Is satoyama still practiced very commonly today?
The concept is still here, but due to the problem of having fewer hands in rural areas, and people getting older, it’s difficult for rural people in Japan to maintain satoyama. That’s why many of the problems due to the decrease of the population happen anywhere in Japan. Many of the social issues which come up are rooted in that.
You’ve already talked about this a lot, but do you want to sum up and maybe give me your favorite of the value that the forest has to the world, or that you’re really passionate about?
Change in the world comes from the edge of the marginalized area. And ARI is the rural leaders’ training center that nurtures the leaders that work for those marginalized. And then, many of the rural areas need to think about the environment, and forests having big space among them. So, not only the participants who work specifically for the forest, but also for any of the rural communities, need to care about the ecosystem, and the whole picture of their community.The participants who are rural leaders from their area can think of the materials in their local area as good local resources if they recognize. They might just throw away the fallen coconut or the stem of the corn, but not only those crops and vegetables, but forest, can also be a local resource for them.
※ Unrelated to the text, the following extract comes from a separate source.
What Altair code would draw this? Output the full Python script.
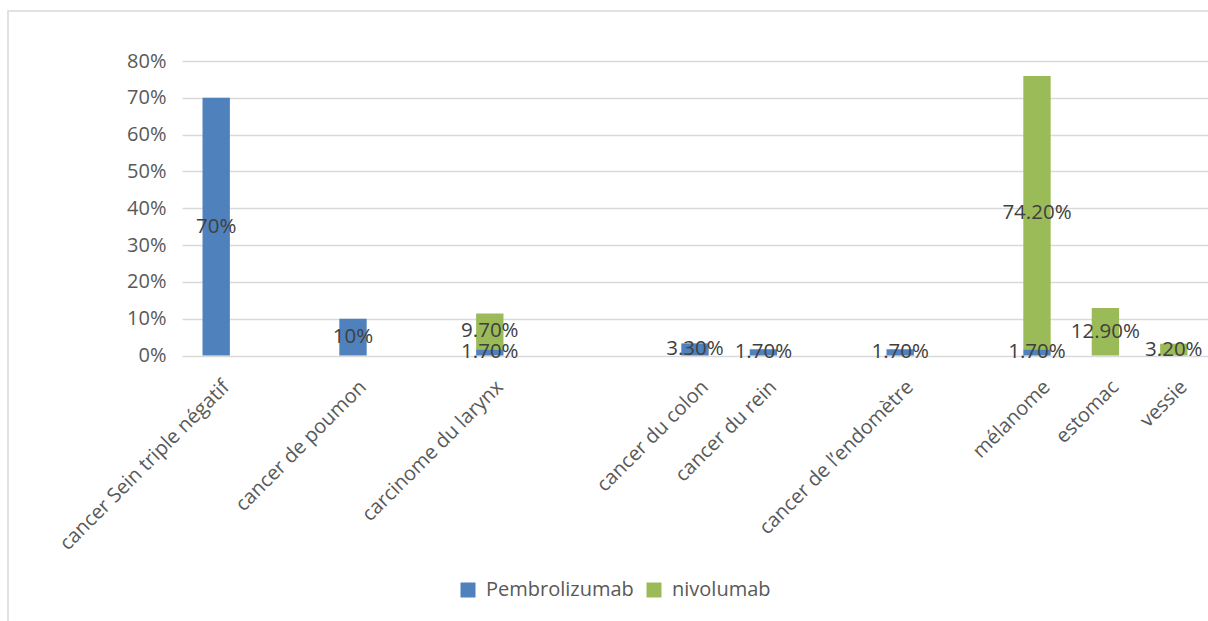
import altair as alt
import pandas as pd

# ---------------- data ----------------
categories = ["cancer Sein triple négatif", "cancer de poumon", "carcinome du larynx",
              "cancer du colon", "cancer du rein", "cancer de l’endomètre",
              "mélanome", "estomac", "vessie"]
series = ["Pembrolizumab", "nivolumab"]
pembrolizumab = [0.70, 0.10, 0.017, 0.033, 0.017, 0.017, 0.017, 0.0, 0.0]
nivolumab = [0.0, 0.0, 0.097, 0.0, 0.0, 0.0, 0.742, 0.129, 0.032]
pembrolizumab_labels = ["70%", "10%", "1.70%", "3.30%", "1.70%", "1.70%", "1.70%", "", ""]
nivolumab_labels = ["", "", "9.70%", "", "", "", "74.20%", "12.90%", "3.20%"]
y_ticks = [0.0, 0.1, 0.2, 0.3, 0.4, 0.5, 0.6, 0.7, 0.8]
colors = ["#4f81bd", "#9bbb59"]

# ---------------- layout: the category axis has 15 slots, some of them blank ----------------
slot_of = [0, 2, 4, 7, 8, 10, 12, 13, 14]
n_slots = 15
x_domain = []
for i in range(n_slots):
    if i in slot_of:
        x_domain.append(categories[slot_of.index(i)])
    else:
        x_domain.append(" " * (i + 1))

rows = []
for s_idx, (name, vals, labs) in enumerate([
        (series[0], pembrolizumab, pembrolizumab_labels),
        (series[1], nivolumab, nivolumab_labels)]):
    for c, v, l in zip(categories, vals, labs):
        rows.append({"category": c, "series": name, "value": v, "label": l, "order": s_idx})
df = pd.DataFrame(rows)

FONT = "Open Sans"
GRAY = "#595959"

x_scale = alt.Scale(domain=x_domain, paddingInner=0.6, paddingOuter=0.3, align=0.5, round=False)
y_scale = alt.Scale(domain=[0, 0.8], nice=False, zero=True)

x_axis = alt.Axis(labelAngle=-45, labelFontSize=20, labelColor=GRAY, labelFont=FONT,
                  domain=False, ticks=False, labelPadding=21, labelOffset=3,
                  labelOverlap=False, grid=False, title=None, labelLimit=400)
y_axis = alt.Axis(values=y_ticks, tickCount=20, format=".0%", domain=False, ticks=False,
                  labelPadding=16, labelOverlap=False,
                  labelFontSize=20, labelColor=GRAY, labelFont=FONT,
                  gridColor="#d9d9d9", gridWidth=1.3, title=None)

base = alt.Chart(df)

bars = base.mark_bar().encode(
    x=alt.X("category:N", scale=x_scale, axis=x_axis, title=None),
    y=alt.Y("value:Q", stack="zero", scale=y_scale, axis=y_axis, title=None),
    color=alt.Color("series:N",
                    scale=alt.Scale(domain=series, range=colors),
                    legend=alt.Legend(orient="none", legendX=276, legendY=519,
                                      direction="horizontal", title=None,
                                      symbolType="square", symbolSize=225,
                                      symbolStrokeWidth=0,
                                      labelFontSize=20, labelColor=GRAY, labelFont=FONT,
                                      labelOffset=8, columnPadding=10, padding=0)),
    order=alt.Order("order:Q"),
)

labels = base.transform_stack(
    stack="value", groupby=["category"], as_=["v0", "v1"],
    sort=[alt.SortField("order", order="ascending")]
).transform_calculate(
    mid="(datum.v0 + datum.v1) / 2"
).transform_filter(
    "datum.label != ''"
).mark_text(fontSize=20.5, color="#404040", font=FONT, baseline="middle", align="center").encode(
    x=alt.X("category:N", scale=x_scale),
    y=alt.Y("mid:Q", scale=y_scale),
    text="label:N",
)

frame = alt.Chart(pd.DataFrame({"k": [0]})).mark_rect(
    fill="transparent", stroke="#d9d9d9", strokeWidth=1.5
).encode(
    x=alt.value(-174), x2=alt.value(1040), y=alt.value(-50), y2=alt.value(580)
)

chart = alt.layer(frame, bars, labels).properties(
    width=1026, height=294.5,
    autosize=alt.AutoSizeParams(type="none"),
    padding={"left": 182, "top": 61, "right": 0, "bottom": 265.5},
    background="white",
).configure_view(stroke=None)

chart.save("out.html", embed_options={"renderer": "svg", "actions": False})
We went to the blank spaces, which are not written on the campus map, but actually have so much value. The social impact is given from outside of the scope. Forest management could be one interesting symbol, for example, for us to consider how, even at ARI, the training center for rural leaders, we can still have things outside of our “scope.” There is tacit knowledge, hidden dimensions, that can be valuable for all of us.
Yes! Like, remembering to pay attention to hidden things or things you take for granted, like a forest, and really notice its characteristics and its values, and then, lovingly steward it, and integrate it into your way of life.
Mhm. And not only finding those resources, but also, just sensing, we have important valuable things outside of that scope. That kind of sense itself is also meaningful. Even though we opened up our scope for this line, circle, bigger and bigger, any of the time, we have things out of this circle, right? So, this forest management, and the 50th anniversary commemoration, can be a good example for us.
To remember to keep widening our scope.
And remember many of the things are hidden still.